Après le DIF et son milliard d'heures de formation cumulées depuis dix ans, bientôt le CPF (compte personnel de formation). Coup d'envoi prévu : le 1er janvier 2015. L'entrée en vigueur de la réforme de la formation professionnelle, qui vient d'être validée – le 7 février – par l'Assemblée nationale, n'est qu'un des divers casse-têtes soumis aux DRH, liés à la flexisécurité conçue à la française. Quoi d'étonnant, afin de pouvoir lever un tant soit peu la tête du guidon de la gestion purement administrative, que la fonction RH soit tentée de s'en délester. Technologies aidant.

C'est d'ailleurs un des constats ressortant de la compilation des études de Markess International sur les usages IT (logiciels et services) présentée en prélude au salon Solutions RH de mi-mars. Ce domaine se confirme comme l'un des plus propices à l'adoption des modalités SaaS et cloud pour tout ou partie du SIRH. Bien que les relevés statistiques divergent à ce sujet : ce serait le cas d'une DRH sur cinq selon Markess, de plus d'une sur trois (39%) selon le baromètre Bodet/Essca, d'une sur deux selon l'observatoire du SIRH. Au delà de la considération des coûts, l'accès facilité aux diverses composantes du SIRH est considéré comme un moyen de répartir la charge de gestion et d'impliquer les managers, voire les salariés.
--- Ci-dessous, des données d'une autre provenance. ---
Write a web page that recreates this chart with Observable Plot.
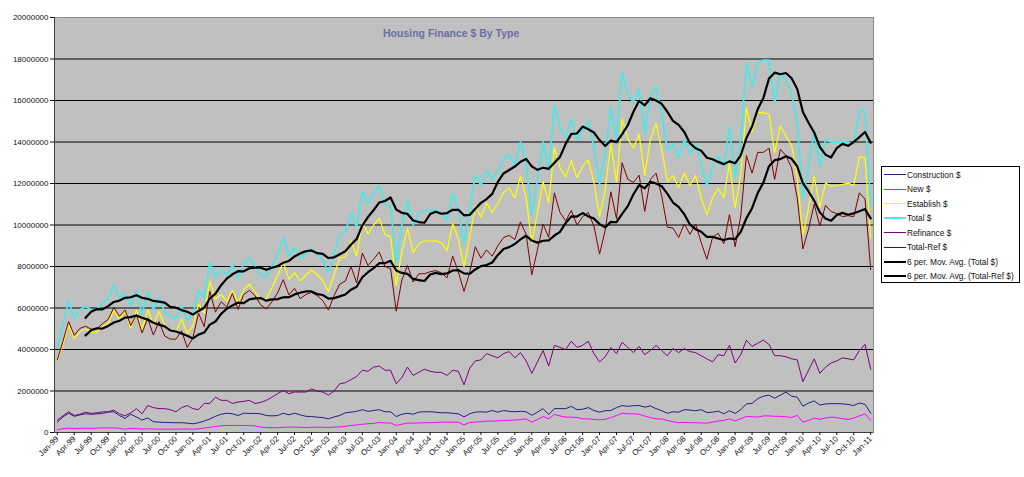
<!DOCTYPE html>
<html><head><meta charset="utf-8">
<script src="https://cdn.jsdelivr.net/npm/d3@7"></script>
<script src="https://cdn.jsdelivr.net/npm/@observablehq/plot@0.6"></script>
<style>
body{margin:0;background:#fff;font-family:"Liberation Sans",Arial,sans-serif;}
#wrap{position:relative;width:1024px;height:477px;overflow:hidden;}
#chart{position:absolute;left:0;top:0;}
#title{position:absolute;left:383px;top:27px;font-weight:bold;font-size:10.5px;color:#6e6ea2;white-space:nowrap;}
#legend{position:absolute;left:881px;top:166px;width:137px;height:115px;border:1px solid #000;background:#fff;font-size:8.3px;color:#111;}
.row{position:absolute;left:2px;height:14px;display:flex;align-items:center;white-space:nowrap;}
.sw{width:22px;height:0;margin-right:1px;}
</style></head>
<body><div id="wrap"><div id="chart"></div><div id="title">Housing Finance $ By Type</div><div id="legend"></div></div>
<script>
// ---- data (values in millions of $), monthly Jan-99 .. Jan-11 ----
const months = ["Jan","Feb","Mar","Apr","May","Jun","Jul","Aug","Sep","Oct","Nov","Dec"];
const years = ["99","00","01","02","03","04","05","06","07","08","09","10","11"];
const yTicks = [0,2,4,6,8,10,12,14,16,18,20];

const construction = [0.5,0.75,0.93,0.78,0.85,0.9,0.88,0.9,0.92,0.98,1.0,0.82, 0.68,0.88,0.75,0.6,0.7,0.52,0.5,0.48,0.48,0.47,0.47,0.45, 0.42,0.47,0.55,0.65,0.78,0.88,0.93,0.9,0.82,0.93,0.92,0.92, 0.9,0.82,0.8,0.82,0.93,0.85,0.93,0.85,0.78,0.77,0.74,0.72, 0.66,0.75,0.82,0.95,0.98,1.02,1.1,1.02,1.06,1.1,1.0,1.0, 0.77,0.88,0.93,0.88,0.98,1.0,1.0,0.98,0.95,0.95,0.93,0.9, 0.75,0.9,0.98,1.0,0.98,1.06,0.98,1.06,1.02,1.0,1.02,1.0, 0.83,0.98,1.15,0.87,1.15,1.15,1.15,1.26,1.1,1.12,1.2,1.06, 0.98,1.05,1.06,1.2,1.3,1.26,1.29,1.3,1.22,1.28,1.15,1.05, 0.93,1.0,0.98,1.1,1.08,1.05,1.1,0.96,0.98,1.03,0.9,1.05, 0.92,1.1,1.38,1.4,1.63,1.75,1.8,1.65,1.8,1.95,1.75,1.7, 1.27,1.42,1.52,1.32,1.38,1.39,1.39,1.38,1.35,1.3,1.42,1.36, 0.93];

const newDw = [0.13,0.18,0.21,0.19,0.2,0.21,0.2,0.21,0.22,0.22,0.22,0.2, 0.16,0.2,0.19,0.16,0.18,0.17,0.16,0.16,0.16,0.16,0.16,0.17, 0.16,0.18,0.21,0.25,0.29,0.32,0.34,0.34,0.34,0.34,0.33,0.32, 0.26,0.24,0.23,0.23,0.25,0.26,0.26,0.25,0.24,0.25,0.26,0.25, 0.24,0.26,0.27,0.3,0.34,0.36,0.4,0.42,0.44,0.48,0.46,0.46, 0.34,0.4,0.45,0.45,0.46,0.47,0.47,0.48,0.5,0.5,0.5,0.49, 0.37,0.48,0.5,0.52,0.55,0.55,0.56,0.58,0.59,0.6,0.62,0.66, 0.5,0.62,0.77,0.66,0.87,0.8,0.74,0.74,0.72,0.66,0.66,0.63, 0.61,0.64,0.72,0.82,0.93,0.9,0.9,0.88,0.79,0.72,0.66,0.65, 0.58,0.52,0.47,0.49,0.47,0.47,0.46,0.45,0.5,0.55,0.58,0.66, 0.56,0.66,0.78,0.76,0.74,0.8,0.8,0.78,0.78,0.76,0.72,0.82, 0.5,0.58,0.69,0.63,0.7,0.74,0.72,0.66,0.63,0.69,0.8,0.9, 0.58];

const establish = [3.47,4.27,5.21,4.53,4.85,4.99,4.82,4.84,5.11,5.25,5.88,5.48, 5.86,5.02,5.91,4.94,5.92,5.21,5.84,5.16,4.96,4.87,5.47,4.78, 5.12,6.2,5.74,7.3,6.43,6.65,6.33,6.86,6.24,6.88,7.15,6.76, 6.44,6.44,6.97,7.55,8.22,7.39,7.71,7.3,7.58,7.83,7.6,7.33, 6.8,7.59,8.41,8.45,9.23,8.52,10.15,9.56,10.0,10.32,9.54,9.44, 7.09,8.72,9.82,8.67,9.11,9.23,9.23,9.24,9.15,8.75,10.07,9.31, 7.98,9.42,10.92,10.38,11.07,10.59,11.06,11.56,11.79,11.3,12.36,11.34, 9.12,10.6,12.08,11.07,13.73,12.75,12.31,13.1,12.28,12.82,13.14,12.06, 10.41,11.71,13.92,12.08,15.12,14.14,13.71,14.37,12.39,14.15,14.89,13.65, 12.09,12.38,11.8,12.51,11.9,12.38,11.29,10.49,11.32,11.77,11.32,12.99, 10.82,12.44,15.64,14.49,15.43,15.4,15.35,13.47,14.77,14.29,13.83,12.28, 9.53,10.8,12.34,10.85,12.02,11.87,11.89,11.96,12.02,11.91,13.28,13.24, 9.39];

const total = [4.1,5.2,6.35,5.5,5.9,6.1,5.9,5.95,6.25,6.45,7.1,6.5, 6.7,6.1,6.85,5.7,6.8,5.9,6.5,5.8,5.6,5.5,6.1,5.4, 5.7,6.85,6.5,8.2,7.5,7.85,7.6,8.1,7.4,8.15,8.4,8.0, 7.6,7.5,8.0,8.6,9.4,8.5,8.9,8.4,8.6,8.85,8.6,8.3, 7.7,8.6,9.5,9.7,10.55,9.9,11.65,11.0,11.5,11.9,11.0,10.9, 8.2,10.0,11.2,10.0,10.55,10.7,10.7,10.7,10.6,10.2,11.5,10.7, 9.1,10.8,12.4,11.9,12.6,12.2,12.6,13.2,13.4,12.9,14.0,13.0, 10.45,12.2,14.0,12.6,15.75,14.7,14.2,15.1,14.1,14.6,15.0,13.75, 12.0,13.4,15.7,14.1,17.35,16.3,15.9,16.55,14.4,16.15,16.7,15.35, 13.6,13.9,13.25,14.1,13.45,13.9,12.85,11.9,12.8,13.35,12.8,14.7, 12.3,14.2,17.8,16.65,17.8,17.95,17.95,15.9,17.35,17.0,16.3,14.8, 11.3,12.8,14.55,12.8,14.1,14.0,14.0,14.0,14.0,13.9,15.5,15.5, 10.9];

const refinance = [0.6,0.8,1.0,0.82,0.88,0.98,0.92,0.95,1.0,1.0,1.08,0.9, 0.8,0.95,1.15,0.9,1.3,1.2,1.15,1.15,1.1,1.0,1.2,1.3, 1.15,1.1,1.4,1.4,1.7,1.55,1.55,1.4,1.47,1.5,1.55,1.4, 1.45,1.55,1.7,1.87,2.03,1.87,1.95,1.95,1.95,2.1,2.0,1.95, 1.8,2.0,2.35,2.4,2.55,2.7,3.0,2.95,3.15,3.2,3.0,3.0, 2.35,2.65,3.15,2.75,2.9,3.05,2.95,2.9,2.9,2.75,3.0,2.95, 2.3,3.1,3.45,3.5,3.8,3.7,3.6,3.8,3.9,3.6,3.85,3.45, 2.85,3.4,3.95,3.2,4.2,4.1,4.0,4.4,4.1,4.2,4.4,3.8, 3.4,3.65,4.1,3.8,4.35,4.1,3.85,4.15,3.75,3.95,4.2,3.95, 3.7,4.05,3.85,4.05,3.9,3.85,3.7,3.55,3.4,3.75,3.7,4.2, 3.35,3.75,4.45,4.15,4.3,4.45,4.25,3.7,3.7,3.65,3.55,3.5, 2.45,3.0,3.55,2.85,3.15,3.35,3.45,3.6,3.55,3.5,3.95,4.25, 3.05];

const totalRef = [3.5,4.4,5.35,4.68,5.02,5.12,4.98,5.0,5.25,5.45,6.02,5.6, 5.9,5.15,5.7,4.8,5.5,4.7,5.35,4.65,4.5,4.5,4.9,4.1, 4.55,5.75,5.1,6.8,5.8,6.3,6.05,6.7,5.93,6.65,6.85,6.6, 6.15,5.95,6.3,6.73,7.37,6.63,6.95,6.45,6.65,6.75,6.6,6.35, 5.9,6.6,7.15,7.3,8.0,7.2,8.65,8.05,8.35,8.7,8.0,7.9, 5.85,7.35,8.05,7.25,7.65,7.65,7.75,7.8,7.7,7.45,8.5,7.75, 6.8,7.7,8.95,8.4,8.8,8.5,9.0,9.4,9.5,9.3,10.15,9.55, 7.6,8.8,10.05,9.4,11.55,10.6,10.2,10.7,10.0,10.4,10.6,9.95, 8.6,9.75,11.6,10.3,13.0,12.2,12.05,12.4,10.65,12.2,12.5,11.4, 9.9,9.85,9.4,10.05,9.55,10.05,9.15,8.35,9.4,9.6,9.1,10.5, 8.95,10.45,13.35,12.5,13.5,13.5,13.7,12.2,13.65,13.35,12.75,11.3, 8.85,9.8,11.0,9.95,10.95,10.65,10.55,10.4,10.45,10.4,11.55,11.25, 7.85];

const seriesNames = ["Construction $","New $","Establish $","Total $","Refinance $","Total-Ref $","6 per. Mov. Avg. (Total $)","6 per. Mov. Avg. (Total-Ref $)"];

// ---- build ----
const labels = years.flatMap(y => months.map(m => m + "-" + y)).slice(0, total.length);
const xTicks = labels.map((d, i) => i).filter(i => i % 3 === 0);

const styles = [
  {arr: construction, stroke: "#1f1f86", w: 1},
  {arr: newDw, stroke: "#ff00ff", w: 1},
  {arr: establish, stroke: "#ffff00", w: 1.2},
  {arr: total, stroke: "#4fe6e6", w: 1.8},
  {arr: refinance, stroke: "#800080", w: 1},
  {arr: totalRef, stroke: "#800000", w: 1}
];

const lineMarks = styles.map(s => Plot.line(s.arr, {x: (d, i) => i, y: d => d, stroke: s.stroke, strokeWidth: s.w, strokeLinejoin: "round"}));
const maMarks = [total, totalRef].map(arr => Plot.line(arr, Plot.windowY({k: 6, anchor: "end", strict: true, reduce: "mean"}, {x: (d, i) => i, y: d => d, stroke: "#000", strokeWidth: 2.2})));

const chart = Plot.plot({
  width: 1024, height: 477,
  marginLeft: 54, marginRight: 151, marginTop: 17, marginBottom: 45,
  style: {fontFamily: "'Liberation Sans', Arial, sans-serif", fontSize: "8px", background: "transparent", color: "#111", overflow: "visible"},
  x: {domain: [-0.5, total.length - 0.5]},
  y: {domain: [0, 20]},
  marks: [
    Plot.frame({fill: "#c0c0c0", stroke: "#8a8a8a"}),
    Plot.gridY(yTicks.filter(d => d > 0 && d < 20), {stroke: "#000", strokeOpacity: 1}),
    Plot.ruleY([0], {stroke: "#404040"}),
    Plot.ruleX([-0.5], {stroke: "#404040"}),
    Plot.axisY(yTicks, {tickFormat: d => String(d * 1000000), tickSize: 4, tickPadding: 2, fontSize: 8, label: null}),
    Plot.axisX(xTicks, {tickFormat: i => labels[i], tickRotate: -45, tickSize: 3, tickPadding: 2, fontSize: 8, label: null}),
    ...lineMarks,
    ...maMarks
  ]
});
document.getElementById("chart").appendChild(chart);

// ---- legend ----
const legColors = [...styles.map(s => [s.stroke, s.w > 1.5 ? 2 : 1]), ["#000", 2], ["#000", 2]];
const leg = document.getElementById("legend");
seriesNames.forEach((name, k) => {
  const row = document.createElement("div");
  row.className = "row";
  row.style.top = (0.5 + 14.5 * k) + "px";
  const sw = document.createElement("span");
  sw.className = "sw";
  sw.style.borderTop = legColors[k][1] + "px solid " + legColors[k][0];
  row.appendChild(sw);
  row.appendChild(document.createTextNode(name));
  leg.appendChild(row);
});
</script>
</body></html>
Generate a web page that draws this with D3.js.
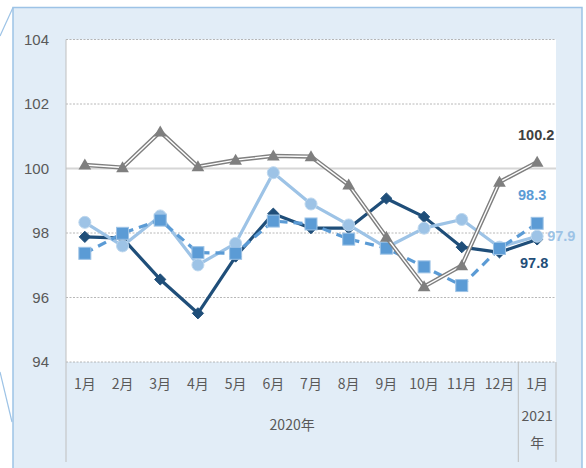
<!DOCTYPE html>
<html>
<head>
<meta charset="utf-8">
<script src="https://cdn.jsdelivr.net/npm/d3@7"></script>
<style>
  body { margin: 0; background: #fff; }
  svg { display: block; font-family: "Noto Sans CJK SC", "Liberation Sans", sans-serif; }
</style>
</head>
<body>
<svg id="chart" width="586" height="468"></svg>
<script>
const svg = d3.select("#chart");

// data
const months = ["1月", "2月", "3月", "4月", "5月", "6月", "7月", "8月", "9月", "10月", "11月", "12月", "1月"];
const keys = months.map((m, i) => "c" + i);
const yTicks = [94, 96, 98, 100, 102, 104];

const navy = [97.88, 97.84, 96.56, 95.51, 97.27, 98.6, 98.15, 98.15, 99.07, 98.5, 97.56, 97.4, 97.8];
const lightBlue = [98.33, 97.6, 98.53, 97.01, 97.68, 99.87, 98.9, 98.25, 97.55, 98.15, 98.42, 97.56, 97.9];
const midBlue = [97.37, 97.99, 98.4, 97.39, 97.37, 98.37, 98.28, 97.81, 97.53, 96.95, 96.37, 97.52, 98.3];
const gray = [100.11, 100.03, 101.14, 100.06, 100.26, 100.39, 100.37, 99.49, 97.87, 96.34, 96.99, 99.58, 100.2];

const plot = { left: 66, right: 556, top: 39.5, bottom: 362 };

const x = d3.scaleBand().domain(keys).range([plot.left, plot.right]);
const y = d3.scaleLinear().domain([94, 104]).range([plot.bottom, plot.top]);
const cx = i => x(keys[i]) + x.bandwidth() / 2;

// outer callout panel
svg.append("rect")
  .attr("x", 13).attr("y", 7.5).attr("width", 569).attr("height", 470)
  .attr("fill", "#e2edf7").attr("stroke", "#9dc3e6").attr("stroke-width", 1.5);
svg.append("line").attr("x1", 13).attr("y1", 7.5).attr("x2", 0).attr("y2", 36)
  .attr("stroke", "#9dc3e6").attr("stroke-width", 1.2);
svg.append("line").attr("x1", 0).attr("y1", 372).attr("x2", 12).attr("y2", 422)
  .attr("stroke", "#9dc3e6").attr("stroke-width", 1.2);

// plot area
svg.append("rect")
  .attr("x", plot.left).attr("y", plot.top)
  .attr("width", plot.right - plot.left).attr("height", plot.bottom - plot.top)
  .attr("fill", "#fff");

// gridlines
svg.append("g").selectAll("line")
  .data(yTicks)
  .join("line")
  .attr("x1", plot.left).attr("x2", plot.right)
  .attr("y1", d => y(d)).attr("y2", d => y(d))
  .attr("stroke", d => d === 100 ? "#d6d6d6" : "#a6a6a6")
  .attr("stroke-width", d => d === 100 ? 2 : 0.8)
  .attr("stroke-dasharray", d => d === 100 ? null : "2,1.5");

// category axis dividers
const axisBottom = 462;
[plot.left, x(keys[12]), plot.right].forEach((xv, i) => {
  svg.append("line")
    .attr("x1", xv).attr("x2", xv)
    .attr("y1", i === 0 ? plot.top : plot.bottom).attr("y2", axisBottom)
    .attr("stroke", "#bfbfbf").attr("stroke-width", 1);
});

// y axis labels
const yAxis = svg.append("g")
  .attr("transform", `translate(${plot.left - 17},0)`)
  .call(d3.axisLeft(y).tickValues(yTicks).tickSize(0).tickPadding(0));
yAxis.select(".domain").remove();
yAxis.selectAll("text")
  .attr("font-family", "'Liberation Sans', sans-serif")
  .attr("font-size", 15).attr("fill", "#595959");

// month labels
svg.append("g").selectAll("text")
  .data(months)
  .join("text")
  .attr("x", (d, i) => cx(i))
  .attr("y", 389)
  .attr("text-anchor", "middle")
  .attr("font-size", 14).attr("fill", "#595959")
  .text(d => d);

svg.append("text")
  .attr("x", (plot.left + x(keys[12])) / 2).attr("y", 430)
  .attr("text-anchor", "middle").attr("font-size", 14).attr("fill", "#595959")
  .text("2020年");
svg.append("text")
  .attr("x", cx(12)).attr("y", 421)
  .attr("text-anchor", "middle").attr("font-size", 14).attr("fill", "#595959")
  .text("2021");
svg.append("text")
  .attr("x", cx(12)).attr("y", 448)
  .attr("text-anchor", "middle").attr("font-size", 14).attr("fill", "#595959")
  .text("年");

const line = d3.line().x((d, i) => cx(i)).y(d => y(d));

// navy diamonds
svg.append("path").datum(navy)
  .attr("d", line).attr("fill", "none")
  .attr("stroke", "#1f4e79").attr("stroke-width", 3.2).attr("stroke-linejoin", "round");
svg.append("g").selectAll("path")
  .data(navy)
  .join("path")
  .attr("transform", (d, i) => `translate(${cx(i)},${y(d)})`)
  .attr("d", d3.symbol(d3.symbolDiamond2, 80))
  .attr("fill", "#1f4e79").attr("stroke", "#1f4e79").attr("stroke-width", 1);

// light blue circles
svg.append("path").datum(lightBlue)
  .attr("d", line).attr("fill", "none")
  .attr("stroke", "#9dc3e6").attr("stroke-width", 3.2).attr("stroke-linejoin", "round");
svg.append("g").selectAll("circle")
  .data(lightBlue)
  .join("circle")
  .attr("cx", (d, i) => cx(i)).attr("cy", d => y(d)).attr("r", 6)
  .attr("fill", "#9dc3e6").attr("stroke", "#bdd7ee").attr("stroke-width", 1);

// mid blue squares, dashed
svg.append("path").datum(midBlue)
  .attr("d", line).attr("fill", "none")
  .attr("stroke", "#5b9bd5").attr("stroke-width", 3.2)
  .attr("stroke-dasharray", "9,6");
svg.append("g").selectAll("rect")
  .data(midBlue)
  .join("rect")
  .attr("x", (d, i) => cx(i) - 6).attr("y", d => y(d) - 6)
  .attr("width", 12).attr("height", 12)
  .attr("fill", "#5b9bd5").attr("stroke", "#9dc3e6").attr("stroke-width", 1);

// gray triangles, double line
svg.append("path").datum(gray)
  .attr("d", line).attr("fill", "none")
  .attr("stroke", "#7f7f7f").attr("stroke-width", 4.2).attr("stroke-linejoin", "miter");
svg.append("path").datum(gray)
  .attr("d", line).attr("fill", "none")
  .attr("stroke", "#fff").attr("stroke-width", 1.4).attr("stroke-linejoin", "miter");
svg.append("g").selectAll("path")
  .data(gray)
  .join("path")
  .attr("transform", (d, i) => `translate(${cx(i)},${y(d) + 1})`)
  .attr("d", d3.symbol(d3.symbolTriangle, 70))
  .attr("fill", "#7f7f7f");

// end labels
const last = 12;
const labels = [
  { v: gray[last], text: "100.2", color: "#404040", dx: -1, dy: -22, anchor: "middle" },
  { v: midBlue[last], text: "98.3", color: "#5b9bd5", dx: -5, dy: -23, anchor: "middle" },
  { v: lightBlue[last], text: "97.9", color: "#9dc3e6", dx: 10, dy: 5, anchor: "start" },
  { v: lightBlue[last] - 0.08, text: "97.8", color: "#1f4e79", dx: -3, dy: 29, anchor: "middle" }
];
svg.append("g").selectAll("text")
  .data(labels)
  .join("text")
  .attr("x", d => cx(last) + d.dx)
  .attr("y", d => y(d.v) + d.dy)
  .attr("text-anchor", d => d.anchor)
  .attr("font-family", "'Liberation Sans', sans-serif")
  .attr("font-weight", "bold").attr("font-size", 14.5)
  .attr("fill", d => d.color)
  .text(d => d.text);
</script>
</body>
</html>
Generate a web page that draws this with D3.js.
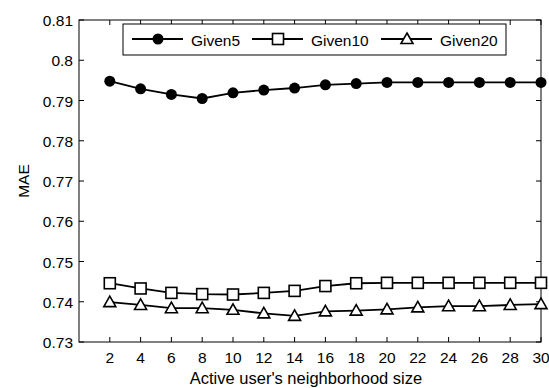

Un marché en croissance de 6% en 2013

De plus, de l'avis des décideurs (un échantillon de 130 DRH et autres managers interrogés par Markess), dans deux cas sur trois, l'architecture SIRH en place ne permet pas de répondre aux besoins d'optimisation de la gestion des processus RH. Une optimisation pour laquelle, pour 70% de ce panel, les DRH sont attendus au tournant. Certes, ils ont relativement bien en mains le volet administratif de leur activité et l'informatique associée. A commencer par la paie. Quoique ! N'a-t-on pas réalisé en janvier que deux-tiers des feuilles de paie de décembre n'intégraient pas le changement de réglementation fiscale concernant les mutuelles de santé. Que dire alors de la prise en compte des évolutions sociales, et de leurs incidences à la fois sur la gestion administrative et sur l'adaptation des processus RH.

De fait, l'informatisation de cette fonction a tout du chantier permanent. Budgets à l'appui : un marché estimé à 2,1 milliards d'euros en 2013, selon Markess, en croissance de 6%. A l'horizon 2015, selon le panel de Markess, les décideurs RH s'orientent vers un ajout de fonctionnalités en place (45%) ou une montée en version (36%) mais aussi un renouvellement des solutions (35%), voire une refonte complète (22%). Certains segments – comme la gestion des talents – vivent au rythme de la croissance à deux chiffres. Les DRH le justifient par leur aspiration à disposer plus de temps aux activités à valeur ajoutée, à s'occuper en priorité du climat social, à retrouver facilement l'historique des données, et, accessoirement à décentraliser vers les managers et les salariés ce qui peut l'être (baromètre RH 2013 de Bodet Software).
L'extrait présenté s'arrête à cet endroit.